2.64 Samenvattend dient Kinheim te bewijzen dat Pelders is tekortgeschoten in de nakoming van de met Kinheim gesloten overeenkomst(en) wat betreft de maatvoering van de door Pelders na te maken elementen. Hiertoe dient Kinheim te bewijzen:
a. welke modellen Kinheim aan Pelders ter beschikking heeft gesteld;
b. of en, zo ja, welke door Pelders gemaakte elementen, in het licht van de ter beschikking gestelde elementen en de toepasselijke tolerantienorm, een onjuiste maatvoering hadden. Indien de door TNO gehanteerde DIN-norm van toepassing is, dan kan aan het TNO-rapport betekenis toekomen als Kinheim bewijst dat de elementen die zij TNO ter beschikking heeft gesteld voor onderzoek deze dezelfde zijn als de voorbeeldelementen die aan Pelders ter beschikking zijn gesteld.
2.65 Het hof is voornemens bij gelegenheid van het te entameren getuigenverhoor met partijen te overleggen over de persoon van de te benoemen deskundige als in 2.64 onder b. genoemd, de aan deze voor te leggen vraagstelling en het voorschot. Tevens zal het hof een minnelijke regeling van partijen beproeven.
2.66 Het hof stelt beroep in cassatie tegen dit tussenarrest open.
Het hof, rechtdoende in hoger beroep na verwijzing:
- laat Kinheim toe tot het bewijs van feiten en omstandigheden als onder 2.64 vermeld;
- bepaalt dat, indien Kinheim dat bewijs door middel van getuigen wenst te leveren, het verhoor van deze getuigen zal geschieden ten overstaan van het tot raadsheer-commissaris benoemde lid van het hof mr.
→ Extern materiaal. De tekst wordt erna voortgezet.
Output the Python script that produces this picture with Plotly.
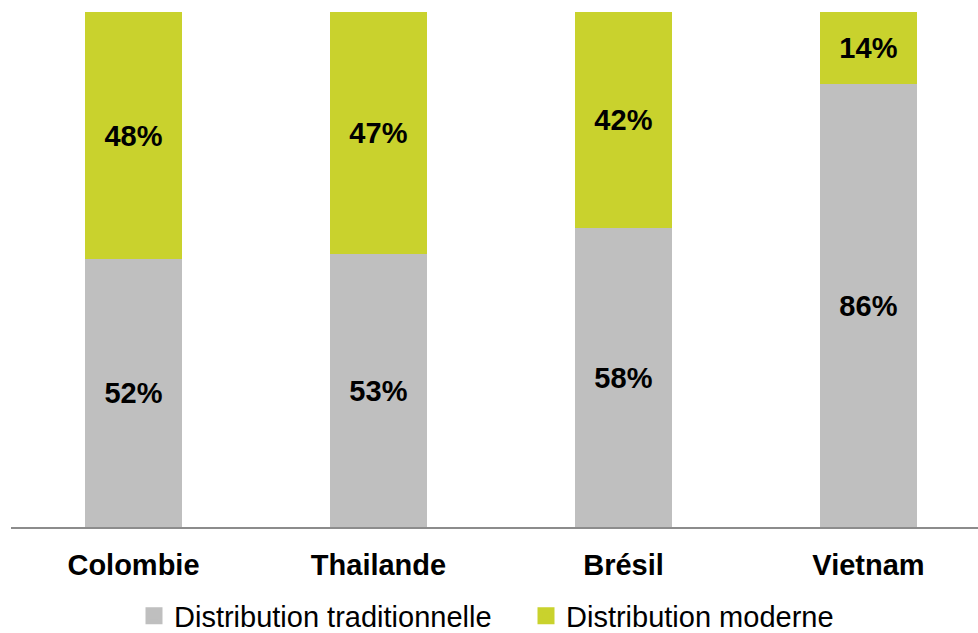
import plotly.graph_objects as go

categories = ["Colombie", "Thailande", "Brésil", "Vietnam"]
traditionnelle = [52, 53, 58, 86]
moderne = [48, 47, 42, 14]
series_names = ["Distribution traditionnelle", "Distribution moderne"]
colors = ["#BFBFBF", "#C9D22D"]

FONT = "Liberation Sans, Arial, sans-serif"

fig = go.Figure()
for vals, name, col in zip([traditionnelle, moderne], series_names, colors):
    fig.add_trace(go.Bar(
        x=categories, y=vals, name=name, showlegend=False,
        marker=dict(color=col, line=dict(width=0)),
        text=[f"{v}%" for v in vals], textposition="inside",
        insidetextanchor="middle",
        textfont=dict(family=FONT, size=29, color="black", weight="bold"),
        width=0.396,
    ))
# legend-only entries (bigger square swatches)
for name, col in zip(series_names, colors):
    fig.add_trace(go.Bar(
        x=[categories[0]], y=[None], name=name, showlegend=True,
        marker=dict(color=col, line=dict(width=5, color=col)),
        hoverinfo="skip",
    ))

fig.update_layout(
    barmode="stack",
    width=978, height=633,
    margin=dict(l=11, r=0, t=12, b=106, autoexpand=False),
    plot_bgcolor="white", paper_bgcolor="white",
    uniformtext=dict(mode="show", minsize=10),
    xaxis=dict(
        range=[-0.5, 3.447],
        showline=True, linecolor="#8C8C8C", linewidth=2,
        ticks="", showgrid=False,
        ticklabelstandoff=11,
        tickfont=dict(family=FONT, size=29, color="black", weight="bold"),
    ),
    yaxis=dict(range=[0, 100], visible=False, showgrid=False),
    legend=dict(
        orientation="h", xref="container", x=134 / 978, xanchor="left",
        yref="container", y=0.027, yanchor="middle",
        font=dict(family=FONT, size=29, color="black"),
        traceorder="normal", itemwidth=30,
        entrywidth=347, entrywidthmode="pixels",
    ),
    bargap=0.6,
)

fig.write_html("out.html")
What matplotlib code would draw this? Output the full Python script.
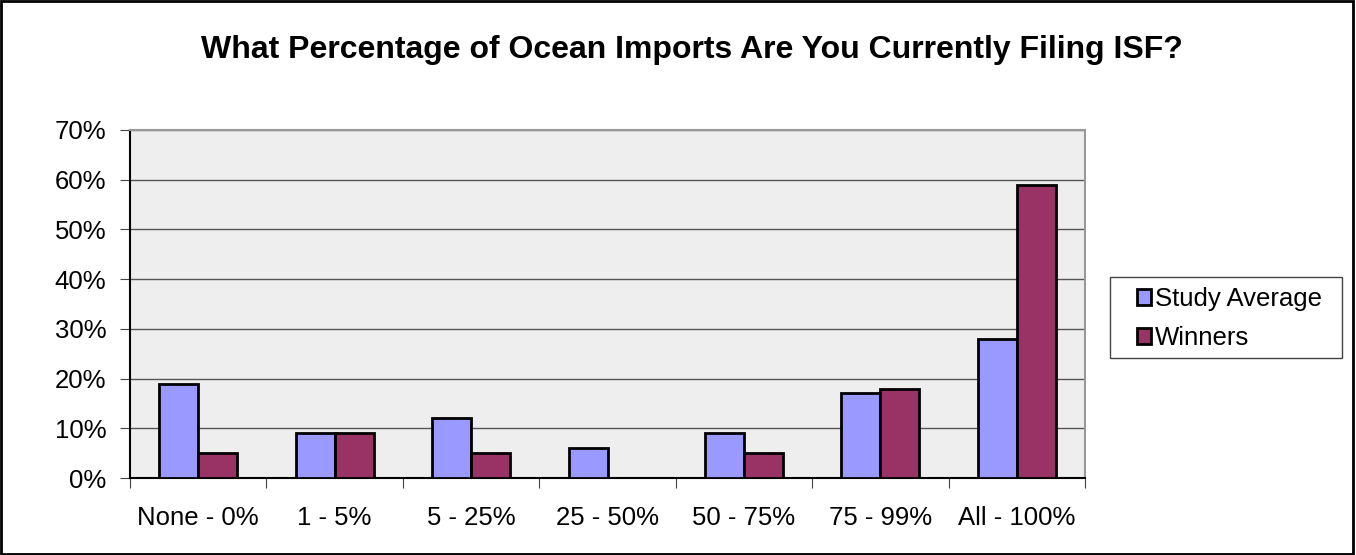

R.P.J.L. Tjittes, die daartoe zitting zal houden in het paleis van justitie aan de Walburgstraat 2-4 te Arnhem en wel op 17 juli 2006 om 9.00 uur;
- bepaalt dat voor deze zitting in beginsel één dagdeel (van maximaal 2,5 uur) beschikbaar is en dat partijen zich erop moeten voorbereiden dat aan het einde van deze zitting een datum voor een nieuwe zitting zal worden bepaald voor voortzetting (of tegen)getuigenverhoor en/of aansluitende comparitie;
- bepaalt dat de procureur alleen in geval van dringende verhindering tot twee weken na heden uitsluitend schriftelijk aanhouding kan verzoeken met vermelding van die dringende reden van verhindering en onder opgave van verhinderdata van beide partijen (en/of getuigen) en dat aanhoudingsverzoeken na die datum in beginsel niet worden toegestaan;
- bepaalt dat partijen in persoon dan wel deugdelijk vertegenwoordigd bij het getuigenverhoor aanwezig dienen te zijn opdat hen naar aanleiding van de getuigenverklaringen vragen kunnen worden gesteld;
- bepaalt dat Kinheim het aantal, de namen en de woonplaats van de voor te brengen getuigen uiterlijk een week voor de zitting dient op te geven, ambts-halve peremptoir, onder gelijktijdige mededeling daarvan aan de wederpartij;
- bepaalt voorts dat, indien er getuigen worden voorgebracht, partijen - vertegenwoordigd door iemand die van de zaak op de hoogte is en hetzij bevoegd hetzij speciaal schriftelijk gevolmachtigd is tot het aangaan van een schikking - tezamen met hun raadslieden bij het verhoor van de getuigen aanwezig zullen zijn, opdat van de kant van partijen zelf nadere inlichtingen zullen worden ingewonnen over het te gelasten deskundigenonderzoek als vermeld in 2.65 en kan worden onderzocht of partijen het op een of meer punten met elkaar eens kunnen worden;
- houdt iedere verdere beslissing aan;
- bepaalt dat van dit arrest beroep in cassatie kan worden ingesteld.
Dit arrest is gewezen door mrs Makkink, Van Ginkel en Tjittes en in tegenwoordigheid van de griffier uitgesproken ter openbare terechtzitting van 6 juni 2006.